Kenali Dulu Perilaku Manipulatif
Perilaku manipulatif ternyata nggak cuma sebatas tantrum. Seorang teman sempat ‘tertipu’ dengan wajah melankolis anaknya, ketika melihat mainan impian. Wajahnya dibuat sedemikian memelas, sehingga ia tak tega untuk tidak membelikannya. Lain lagi cerita sepupu saya, si anak, sih, nggak menangis, atau ngamuk-ngamuk. Dia hanya akan bercerita hal yang diinginkannya tersebut, berulang-ulang, sambil mengatakan betapa senangnya jika ia memilikinya. Tidak pernah selesai diulang, hingga orangtuanya menyerah kasihan, tak lama memenuhi apa yang ia mau. Pinter banget, kan, anak-anak itu? Hahaha…
Reaksi Mana yang Memicu Perilaku Manipulatif?

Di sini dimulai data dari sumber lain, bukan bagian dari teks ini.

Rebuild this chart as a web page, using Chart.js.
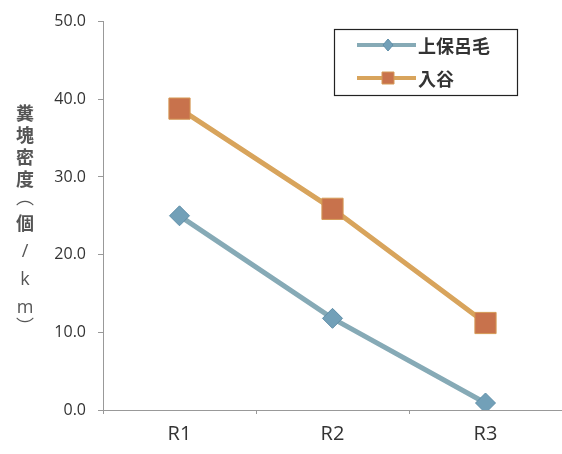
<!DOCTYPE html>
<html>
<head>
<meta charset="utf-8">
<script src="https://cdn.jsdelivr.net/npm/chart.js@4/dist/chart.umd.min.js"></script>
<style>
  html, body { margin: 0; padding: 0; background: #fff; }
  #wrap { position: relative; width: 562px; height: 454px; }
  #c { position: absolute; left: 0; top: 0; }
  #ytitle span {
    position: absolute; left: 25px; transform: translate(-50%, -50%);
    font-family: "Noto Sans CJK JP", "Noto Sans", sans-serif; font-weight: bold;
    font-size: 18px; color: #555; line-height: 1;
  }
</style>
</head>
<body>
<div id="wrap">
  <canvas id="c" width="562" height="454"></canvas>
  <div id="ytitle"></div>
</div>
<script>
const categories = ["R1", "R2", "R3"];
const seriesNames = ["上保呂毛", "入谷"];
const kamihoroge = [25.0, 11.8, 0.9];
const iriya = [38.8, 25.9, 11.2];
const yTicks = [0, 10, 20, 30, 40, 50];
const yTitleChars = ["糞", "塊", "密", "度", "︵", "個", "/", "k", "m", "︶"];
const yTitleY = [112, 134, 156, 178, 196, 222, 250, 278, 306, 325];

// y-axis title as stacked vertical text
const yt = document.getElementById('ytitle');
yTitleChars.forEach((ch, i) => {
  const s = document.createElement('span');
  s.textContent = ch;
  s.style.top = yTitleY[i] + 'px';
  if (ch === '︵' || ch === '︶') { s.style.fontWeight = 'normal'; }
  if (ch === 'k' || ch === 'm' || ch === '/') { s.style.fontWeight = 'normal'; s.style.fontFamily = '"Open Sans", sans-serif'; }
  yt.appendChild(s);
});

const boxLegend = {
  id: 'boxLegend',
  afterDraw(chart) {
    const ctx = chart.ctx;
    ctx.save();
    ctx.strokeStyle = '#222';
    ctx.lineWidth = 1.2;
    ctx.strokeRect(334.5, 29.5, 183, 66);
    const rows = [45, 78];
    chart.data.datasets.forEach((ds, i) => {
      const y = rows[i];
      ctx.strokeStyle = ds.borderColor;
      ctx.lineWidth = 4;
      ctx.beginPath(); ctx.moveTo(357, y); ctx.lineTo(416, y); ctx.stroke();
      ctx.fillStyle = ds.pointBackgroundColor;
      ctx.strokeStyle = ds.pointBorderColor;
      ctx.lineWidth = 1;
      const cx = 388;
      ctx.beginPath();
      if (ds.pointStyle === 'rectRot') {
        ctx.moveTo(cx, y - 6); ctx.lineTo(cx + 5, y); ctx.lineTo(cx, y + 6); ctx.lineTo(cx - 5, y); ctx.closePath();
      } else {
        ctx.rect(cx - 6, y - 6, 12, 12);
      }
      ctx.fill(); ctx.stroke();
      ctx.fillStyle = '#333';
      ctx.font = 'bold 18px "Noto Sans CJK JP", sans-serif';
      ctx.textBaseline = 'middle';
      ctx.textAlign = 'left';
      ctx.fillText(ds.label, 418, y + 1);
    });
    ctx.restore();
  }
};

new Chart(document.getElementById('c'), {
  type: 'line',
  data: {
    labels: categories,
    datasets: [
      {
        label: seriesNames[0], data: kamihoroge,
        borderColor: '#86aab6', borderWidth: 5,
        pointStyle: 'rectRot', pointRadius: 10, pointHoverRadius: 10,
        pointBackgroundColor: '#72a0b8', pointBorderColor: '#5f8ea8', pointBorderWidth: 1
      },
      {
        label: seriesNames[1], data: iriya,
        borderColor: '#d8a45c', borderWidth: 5,
        pointStyle: 'rect', pointRadius: 15, pointHoverRadius: 15,
        pointBackgroundColor: '#c8724c', pointBorderColor: '#d69a56', pointBorderWidth: 1
      }
    ]
  },
  options: {
    responsive: false,
    animation: false,
    layout: { autoPadding: false, padding: { left: 0, top: 20, right: -4, bottom: 0 } },
    plugins: { legend: { display: false }, tooltip: { enabled: false } },
    scales: {
      x: {
        offset: true,
        grid: { display: true, offset: true, drawOnChartArea: false, drawTicks: true, tickLength: 4, color: '#999' },
        border: { display: true, color: '#999', width: 1 },
        ticks: { color: '#333', font: { family: '"Open Sans", sans-serif', size: 20 }, padding: 8 },
        afterFit(s) { s.height = 44; }
      },
      y: {
        min: 0, max: 50,
        afterBuildTicks(s) { s.ticks = yTicks.map(v => ({ value: v })); },
        grid: { display: true, drawOnChartArea: false, drawTicks: true, tickLength: 5, color: '#999' },
        border: { display: true, color: '#999', width: 1 },
        ticks: {
          color: '#333', padding: 12,
          font: { family: '"Open Sans", sans-serif', size: 16 },
          callback: v => Number(v).toFixed(1)
        },
        afterFit(s) { s.width = 103; }
      }
    }
  },
  plugins: [boxLegend]
});
</script>
</body>
</html>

Terkadang anak menjadi tantrum, atau menangis tak berkesudahan, karena dipicu oleh orangtua yang terlalu reaktif ketika ia mengungkapkan apa yang ia mau. Mendengar kata “tidak” diiringi nada suara yang tinggi, siapa, sih, yang tidak kesal? Saya selalu ingat ketika saya merengek minta dibelikan boneka Hello Kitty, yang lagi ngetren banget saat saya masih kecil dulu. Ibu saya dengan tersenyum manis cuma bilang, “Untuk saat ini, uangnya harus dikumpulkan dulu. nanti belinya pas ulangtahun ya.” Jadilah saya sabar menanti momen beberapa bulan kemudian, tanpa merengek terus menerus.
Cari Cara Mendekatinya
Sebagai orangtua, kita sepertinya harus punya taktik dalam menghadapi rengekan si kecil, terutama yang perilaku manipulatifnya cenderung tantrum dan sulit dikendalikan. Memang tidak semudah menjentikkan jari, untuk tahu reaksi mana yang paling aman. Kalau saya, biasanya mempelajari setiap perilaku manipulatif anak saya. Tiap anak juga beda-beda, lho. Anak saya yang paling besar cukup pakai taktik reverse psychology. Tapi taktik tersebut tidak bisa dipraktikkan pada anak kedua saya. Jadi, ya, pintar-pintar orangtua dalam mempelajari karakter anak, juga.
Kompak Konsisten
Sering nggak ngalamin kondisi begini, saat kita udah sukses bilang nggak, laaaah kemudian suami kita asik-asik mengiyakan. Kalau sudah begini, gondoknya saya suka jadi double nih. Karena, biasanya suami jarang di rumah, ia lebih permisif terhadap kemauan anak-anak. Jadi deh tercipa berbeda gaya pengasuhan. Konsisten itu kudu. Mau nggak mau mesti kompak sama pasangan. Akhirnya kami sepakat, jika anak meminta sesuatu harus ijin mama dulu. Konsekuensinya, ya saya bad cop-nya.
Tapi menurut Mommies, baik nggak sih di dalam keluarga, orang tua ada posisi Bad Cop dan Good Cop?